Franjas de neones, anaranjadas y verdes, circundan la silueta de este banco de la ciudad que se alza junto al hotel Hyatt Regency. En la oscuridad que reina por la noche, el banco se convierte en un faro útil para navegantes que hayan perdido su rumbo por las amplias avenidas. Eso es, un faro, que me permite encontrar el camino de regreso al hotel.

Comentarios

Felisa Moreno ha dicho que…
Están muy bien estas fotos de edificios pero me gusta más cuando capturas la imagen de personas y nos cuentas sus posibles historias.
Bien por Miami, ¿no?
Un beso.
José Luis Muñoz ha dicho que…
Pues si, Felisa, tienes toda la razón. Nada como las personas para imaginar las historias.
La experiencia Miami muy agradable. Me iría ahora con ese frío polar que nos ha llegado a sudar un poquito con sus 25 a 30 grados.
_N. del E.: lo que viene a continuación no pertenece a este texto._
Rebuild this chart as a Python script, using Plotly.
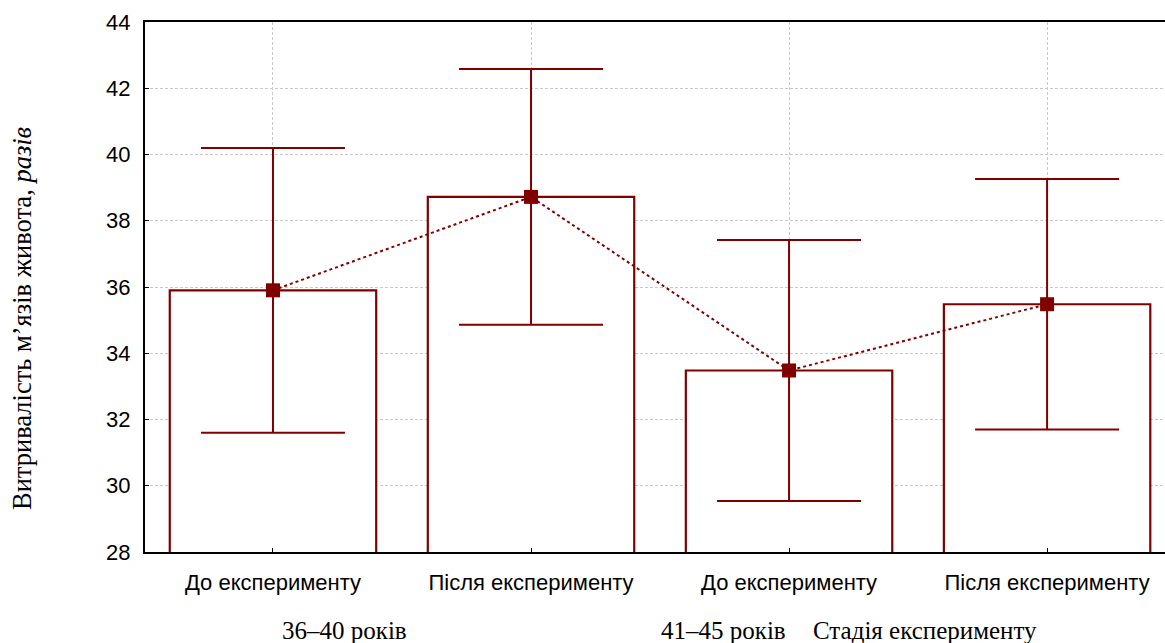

Anteayer pensé en ti.Estuve rozando Alcaudete. En las mravillosas Baeza y Úbeda, haciendo turismo. Quedé boquiabierto con ambas ciudades. Me faltó la tuya.
Besos
Luis Vea ha dicho que…
De los hermanos que se mueren en Irak y Afganistán. Muy bueno.
Un abrazo, José Luis.
Luis
José Luis Muñoz ha dicho que…
Por no hablar de los iraquies y afganos que mueren por culpa de esos hermanos metidos donde no les llaman, Luis.